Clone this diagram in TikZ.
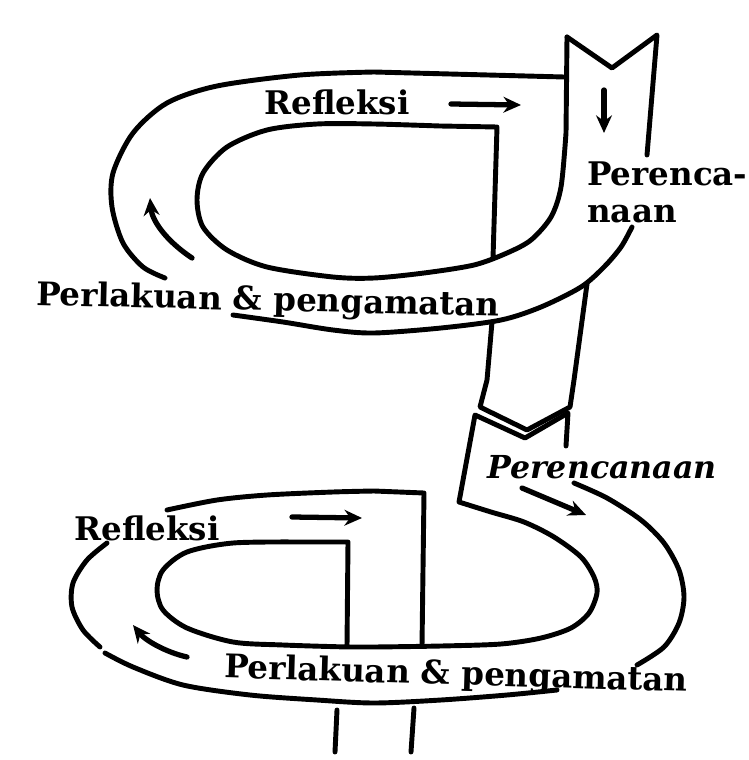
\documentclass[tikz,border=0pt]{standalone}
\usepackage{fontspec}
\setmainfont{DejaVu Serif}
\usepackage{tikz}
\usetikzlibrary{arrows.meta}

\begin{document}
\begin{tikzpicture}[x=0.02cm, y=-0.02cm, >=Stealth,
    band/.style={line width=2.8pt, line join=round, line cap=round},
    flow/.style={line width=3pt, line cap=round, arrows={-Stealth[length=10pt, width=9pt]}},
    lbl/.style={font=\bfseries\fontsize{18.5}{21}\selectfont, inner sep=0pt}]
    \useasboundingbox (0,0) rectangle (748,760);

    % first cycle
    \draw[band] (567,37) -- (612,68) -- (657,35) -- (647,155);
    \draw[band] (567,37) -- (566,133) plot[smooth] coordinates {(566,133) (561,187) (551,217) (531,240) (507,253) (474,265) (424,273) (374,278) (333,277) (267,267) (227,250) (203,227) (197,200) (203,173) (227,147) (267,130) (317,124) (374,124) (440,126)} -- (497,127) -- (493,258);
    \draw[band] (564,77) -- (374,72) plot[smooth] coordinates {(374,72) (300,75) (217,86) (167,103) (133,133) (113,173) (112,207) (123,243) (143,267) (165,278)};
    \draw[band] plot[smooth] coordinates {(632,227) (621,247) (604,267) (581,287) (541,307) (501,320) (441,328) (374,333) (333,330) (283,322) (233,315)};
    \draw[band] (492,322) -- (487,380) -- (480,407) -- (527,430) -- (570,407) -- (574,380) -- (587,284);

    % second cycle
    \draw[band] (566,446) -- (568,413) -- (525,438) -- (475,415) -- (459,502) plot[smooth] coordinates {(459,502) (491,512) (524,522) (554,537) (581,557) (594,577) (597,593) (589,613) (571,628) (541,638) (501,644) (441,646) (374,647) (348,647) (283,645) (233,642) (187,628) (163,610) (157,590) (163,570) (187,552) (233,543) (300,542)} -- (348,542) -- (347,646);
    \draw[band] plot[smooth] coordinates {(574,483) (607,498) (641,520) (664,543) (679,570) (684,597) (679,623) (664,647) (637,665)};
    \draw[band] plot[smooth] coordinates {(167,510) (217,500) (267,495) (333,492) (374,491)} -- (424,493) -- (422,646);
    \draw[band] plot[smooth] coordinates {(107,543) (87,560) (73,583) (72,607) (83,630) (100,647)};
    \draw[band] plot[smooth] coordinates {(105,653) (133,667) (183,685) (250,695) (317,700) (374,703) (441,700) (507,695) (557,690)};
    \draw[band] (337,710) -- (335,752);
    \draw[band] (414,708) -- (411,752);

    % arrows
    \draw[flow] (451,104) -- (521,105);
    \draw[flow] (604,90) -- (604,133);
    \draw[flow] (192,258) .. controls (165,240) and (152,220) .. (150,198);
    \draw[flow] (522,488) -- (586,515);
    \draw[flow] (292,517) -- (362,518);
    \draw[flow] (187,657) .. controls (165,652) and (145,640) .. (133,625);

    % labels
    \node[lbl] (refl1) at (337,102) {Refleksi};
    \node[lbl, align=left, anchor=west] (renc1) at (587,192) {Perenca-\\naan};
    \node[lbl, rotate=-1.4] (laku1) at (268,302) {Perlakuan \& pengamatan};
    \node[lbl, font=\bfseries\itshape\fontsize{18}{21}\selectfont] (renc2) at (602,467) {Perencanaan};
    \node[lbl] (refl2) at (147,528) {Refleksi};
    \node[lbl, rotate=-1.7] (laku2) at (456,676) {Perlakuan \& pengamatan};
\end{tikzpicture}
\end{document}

☆ ☆ ☆ ☆ ☆ ☆ ☆

Work to do
Repeat only the lines between the start of the data and the line with "(574,380) -- (587,284);", including those two lines, and skip the pictures.

Exercise result
Clone this diagram in TikZ.
\documentclass[tikz,border=0pt]{standalone}
\usepackage{fontspec}
\setmainfont{DejaVu Serif}
\usepackage{tikz}
\usetikzlibrary{arrows.meta}

\begin{document}
\begin{tikzpicture}[x=0.02cm, y=-0.02cm, >=Stealth,
    band/.style={line width=2.8pt, line join=round, line cap=round},
    flow/.style={line width=3pt, line cap=round, arrows={-Stealth[length=10pt, width=9pt]}},
    lbl/.style={font=\bfseries\fontsize{18.5}{21}\selectfont, inner sep=0pt}]
    \useasboundingbox (0,0) rectangle (748,760);

    % first cycle
    \draw[band] (567,37) -- (612,68) -- (657,35) -- (647,155);
    \draw[band] (567,37) -- (566,133) plot[smooth] coordinates {(566,133) (561,187) (551,217) (531,240) (507,253) (474,265) (424,273) (374,278) (333,277) (267,267) (227,250) (203,227) (197,200) (203,173) (227,147) (267,130) (317,124) (374,124) (440,126)} -- (497,127) -- (493,258);
    \draw[band] (564,77) -- (374,72) plot[smooth] coordinates {(374,72) (300,75) (217,86) (167,103) (133,133) (113,173) (112,207) (123,243) (143,267) (165,278)};
    \draw[band] plot[smooth] coordinates {(632,227) (621,247) (604,267) (581,287) (541,307) (501,320) (441,328) (374,333) (333,330) (283,322) (233,315)};
    \draw[band] (492,322) -- (487,380) -- (480,407) -- (527,430) -- (570,407) -- (574,380) -- (587,284);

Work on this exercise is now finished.